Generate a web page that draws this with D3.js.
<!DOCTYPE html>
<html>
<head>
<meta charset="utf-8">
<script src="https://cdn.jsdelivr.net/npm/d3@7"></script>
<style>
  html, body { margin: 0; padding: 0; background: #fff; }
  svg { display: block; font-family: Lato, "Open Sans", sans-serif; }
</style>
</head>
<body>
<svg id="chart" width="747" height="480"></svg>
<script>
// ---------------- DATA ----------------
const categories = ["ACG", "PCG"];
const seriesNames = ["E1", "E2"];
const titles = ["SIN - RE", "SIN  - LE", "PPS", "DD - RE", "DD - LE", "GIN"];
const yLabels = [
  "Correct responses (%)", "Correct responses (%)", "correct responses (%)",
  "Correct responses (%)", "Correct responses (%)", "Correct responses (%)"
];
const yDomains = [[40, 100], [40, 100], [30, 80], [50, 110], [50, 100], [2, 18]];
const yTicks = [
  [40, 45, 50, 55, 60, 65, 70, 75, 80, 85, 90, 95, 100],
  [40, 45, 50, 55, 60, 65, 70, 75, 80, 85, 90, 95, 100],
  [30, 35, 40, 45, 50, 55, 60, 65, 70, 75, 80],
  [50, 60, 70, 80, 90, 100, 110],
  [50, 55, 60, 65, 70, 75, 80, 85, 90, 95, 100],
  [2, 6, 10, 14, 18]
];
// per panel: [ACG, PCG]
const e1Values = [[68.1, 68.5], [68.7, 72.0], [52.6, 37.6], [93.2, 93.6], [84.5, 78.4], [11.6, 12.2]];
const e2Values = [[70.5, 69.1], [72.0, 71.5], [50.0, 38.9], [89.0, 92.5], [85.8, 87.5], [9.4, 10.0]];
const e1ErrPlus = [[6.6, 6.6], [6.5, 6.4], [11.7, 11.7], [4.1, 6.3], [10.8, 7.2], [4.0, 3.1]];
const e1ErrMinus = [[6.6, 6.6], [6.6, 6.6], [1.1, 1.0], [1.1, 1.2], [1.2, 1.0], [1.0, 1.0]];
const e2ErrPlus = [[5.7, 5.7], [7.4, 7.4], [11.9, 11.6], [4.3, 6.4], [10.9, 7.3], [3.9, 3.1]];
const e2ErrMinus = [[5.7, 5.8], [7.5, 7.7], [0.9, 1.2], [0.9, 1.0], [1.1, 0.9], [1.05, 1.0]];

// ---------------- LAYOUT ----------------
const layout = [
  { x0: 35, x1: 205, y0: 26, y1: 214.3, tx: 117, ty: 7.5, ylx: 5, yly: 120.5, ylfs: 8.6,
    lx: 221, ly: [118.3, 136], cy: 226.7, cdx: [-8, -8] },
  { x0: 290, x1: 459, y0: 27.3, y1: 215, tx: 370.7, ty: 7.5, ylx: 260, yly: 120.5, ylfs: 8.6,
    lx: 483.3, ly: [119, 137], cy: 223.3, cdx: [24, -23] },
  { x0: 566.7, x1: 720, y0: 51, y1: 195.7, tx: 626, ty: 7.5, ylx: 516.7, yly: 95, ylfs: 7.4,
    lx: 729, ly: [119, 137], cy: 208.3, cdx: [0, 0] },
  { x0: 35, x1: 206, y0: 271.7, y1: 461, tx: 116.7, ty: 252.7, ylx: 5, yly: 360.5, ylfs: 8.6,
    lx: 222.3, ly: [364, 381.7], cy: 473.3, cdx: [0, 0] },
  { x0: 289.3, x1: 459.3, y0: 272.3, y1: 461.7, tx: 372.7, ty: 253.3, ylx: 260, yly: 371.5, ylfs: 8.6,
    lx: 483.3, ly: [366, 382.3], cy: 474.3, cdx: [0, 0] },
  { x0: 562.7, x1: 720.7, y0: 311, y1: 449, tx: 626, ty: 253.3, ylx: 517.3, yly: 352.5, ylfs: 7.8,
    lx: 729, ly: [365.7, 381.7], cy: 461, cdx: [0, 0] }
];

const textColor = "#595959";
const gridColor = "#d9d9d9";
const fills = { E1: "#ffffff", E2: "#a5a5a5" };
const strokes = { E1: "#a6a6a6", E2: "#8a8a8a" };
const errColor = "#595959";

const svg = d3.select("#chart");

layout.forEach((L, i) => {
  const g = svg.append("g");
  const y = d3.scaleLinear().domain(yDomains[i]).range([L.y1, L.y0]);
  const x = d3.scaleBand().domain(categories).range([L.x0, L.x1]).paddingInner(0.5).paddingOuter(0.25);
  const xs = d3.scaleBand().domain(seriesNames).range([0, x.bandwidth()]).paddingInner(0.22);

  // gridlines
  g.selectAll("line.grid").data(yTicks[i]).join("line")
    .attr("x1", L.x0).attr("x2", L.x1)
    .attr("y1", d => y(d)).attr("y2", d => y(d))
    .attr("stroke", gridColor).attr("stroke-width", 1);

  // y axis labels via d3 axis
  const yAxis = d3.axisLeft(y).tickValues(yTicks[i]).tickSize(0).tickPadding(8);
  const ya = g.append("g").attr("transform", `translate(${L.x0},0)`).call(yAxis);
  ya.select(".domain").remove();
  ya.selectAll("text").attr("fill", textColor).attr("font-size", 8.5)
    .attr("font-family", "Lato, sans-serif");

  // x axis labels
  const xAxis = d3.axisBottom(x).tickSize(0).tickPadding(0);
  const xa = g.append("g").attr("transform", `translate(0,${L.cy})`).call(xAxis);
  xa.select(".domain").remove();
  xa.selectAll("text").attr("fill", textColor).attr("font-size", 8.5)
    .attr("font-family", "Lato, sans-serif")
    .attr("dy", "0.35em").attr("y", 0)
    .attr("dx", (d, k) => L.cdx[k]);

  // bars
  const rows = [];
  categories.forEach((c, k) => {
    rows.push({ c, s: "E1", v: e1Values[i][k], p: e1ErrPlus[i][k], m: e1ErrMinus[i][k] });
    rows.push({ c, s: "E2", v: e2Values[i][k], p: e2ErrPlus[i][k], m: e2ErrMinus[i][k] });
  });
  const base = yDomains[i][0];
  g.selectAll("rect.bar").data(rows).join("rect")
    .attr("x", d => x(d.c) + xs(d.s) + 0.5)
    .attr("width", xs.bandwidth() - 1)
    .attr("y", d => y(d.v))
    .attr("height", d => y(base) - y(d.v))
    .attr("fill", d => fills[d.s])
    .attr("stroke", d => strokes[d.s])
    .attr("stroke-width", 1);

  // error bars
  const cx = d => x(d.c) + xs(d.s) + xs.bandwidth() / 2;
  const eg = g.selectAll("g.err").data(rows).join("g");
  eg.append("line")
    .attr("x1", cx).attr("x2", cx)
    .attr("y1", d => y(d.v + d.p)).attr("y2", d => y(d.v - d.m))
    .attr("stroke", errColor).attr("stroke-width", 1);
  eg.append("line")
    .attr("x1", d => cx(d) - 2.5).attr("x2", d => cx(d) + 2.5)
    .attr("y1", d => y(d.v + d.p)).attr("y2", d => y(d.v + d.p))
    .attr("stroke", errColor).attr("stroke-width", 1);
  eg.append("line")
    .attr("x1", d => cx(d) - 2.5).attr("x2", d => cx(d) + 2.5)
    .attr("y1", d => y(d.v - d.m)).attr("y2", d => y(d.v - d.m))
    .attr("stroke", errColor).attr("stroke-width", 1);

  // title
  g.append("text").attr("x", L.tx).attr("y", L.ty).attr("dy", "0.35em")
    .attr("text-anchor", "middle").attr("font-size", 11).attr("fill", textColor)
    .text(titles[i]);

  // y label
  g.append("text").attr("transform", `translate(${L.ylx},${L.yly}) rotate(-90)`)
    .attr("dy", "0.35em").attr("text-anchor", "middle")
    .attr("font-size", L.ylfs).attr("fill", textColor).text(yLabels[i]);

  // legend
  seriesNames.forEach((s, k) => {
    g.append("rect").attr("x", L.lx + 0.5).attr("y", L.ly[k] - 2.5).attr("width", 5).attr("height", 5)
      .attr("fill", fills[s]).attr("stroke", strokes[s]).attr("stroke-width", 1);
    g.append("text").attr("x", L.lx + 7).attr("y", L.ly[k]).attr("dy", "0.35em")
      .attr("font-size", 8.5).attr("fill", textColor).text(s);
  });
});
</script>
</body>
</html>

+ + + + +

§ **WHAT YOU NEED TO DO**:
Include the first line, the line containing "0.9], [1.05, 1.0]];", and every line between them, copied exactly from the material above; output no other line.

§ **FINAL ANSWER**:
Generate a web page that draws this with D3.js.
<!DOCTYPE html>
<html>
<head>
<meta charset="utf-8">
<script src="https://cdn.jsdelivr.net/npm/d3@7"></script>
<style>
  html, body { margin: 0; padding: 0; background: #fff; }
  svg { display: block; font-family: Lato, "Open Sans", sans-serif; }
</style>
</head>
<body>
<svg id="chart" width="747" height="480"></svg>
<script>
// ---------------- DATA ----------------
const categories = ["ACG", "PCG"];
const seriesNames = ["E1", "E2"];
const titles = ["SIN - RE", "SIN  - LE", "PPS", "DD - RE", "DD - LE", "GIN"];
const yLabels = [
  "Correct responses (%)", "Correct responses (%)", "correct responses (%)",
  "Correct responses (%)", "Correct responses (%)", "Correct responses (%)"
];
const yDomains = [[40, 100], [40, 100], [30, 80], [50, 110], [50, 100], [2, 18]];
const yTicks = [
  [40, 45, 50, 55, 60, 65, 70, 75, 80, 85, 90, 95, 100],
  [40, 45, 50, 55, 60, 65, 70, 75, 80, 85, 90, 95, 100],
  [30, 35, 40, 45, 50, 55, 60, 65, 70, 75, 80],
  [50, 60, 70, 80, 90, 100, 110],
  [50, 55, 60, 65, 70, 75, 80, 85, 90, 95, 100],
  [2, 6, 10, 14, 18]
];
// per panel: [ACG, PCG]
const e1Values = [[68.1, 68.5], [68.7, 72.0], [52.6, 37.6], [93.2, 93.6], [84.5, 78.4], [11.6, 12.2]];
const e2Values = [[70.5, 69.1], [72.0, 71.5], [50.0, 38.9], [89.0, 92.5], [85.8, 87.5], [9.4, 10.0]];
const e1ErrPlus = [[6.6, 6.6], [6.5, 6.4], [11.7, 11.7], [4.1, 6.3], [10.8, 7.2], [4.0, 3.1]];
const e1ErrMinus = [[6.6, 6.6], [6.6, 6.6], [1.1, 1.0], [1.1, 1.2], [1.2, 1.0], [1.0, 1.0]];
const e2ErrPlus = [[5.7, 5.7], [7.4, 7.4], [11.9, 11.6], [4.3, 6.4], [10.9, 7.3], [3.9, 3.1]];
const e2ErrMinus = [[5.7, 5.8], [7.5, 7.7], [0.9, 1.2], [0.9, 1.0], [1.1, 0.9], [1.05, 1.0]];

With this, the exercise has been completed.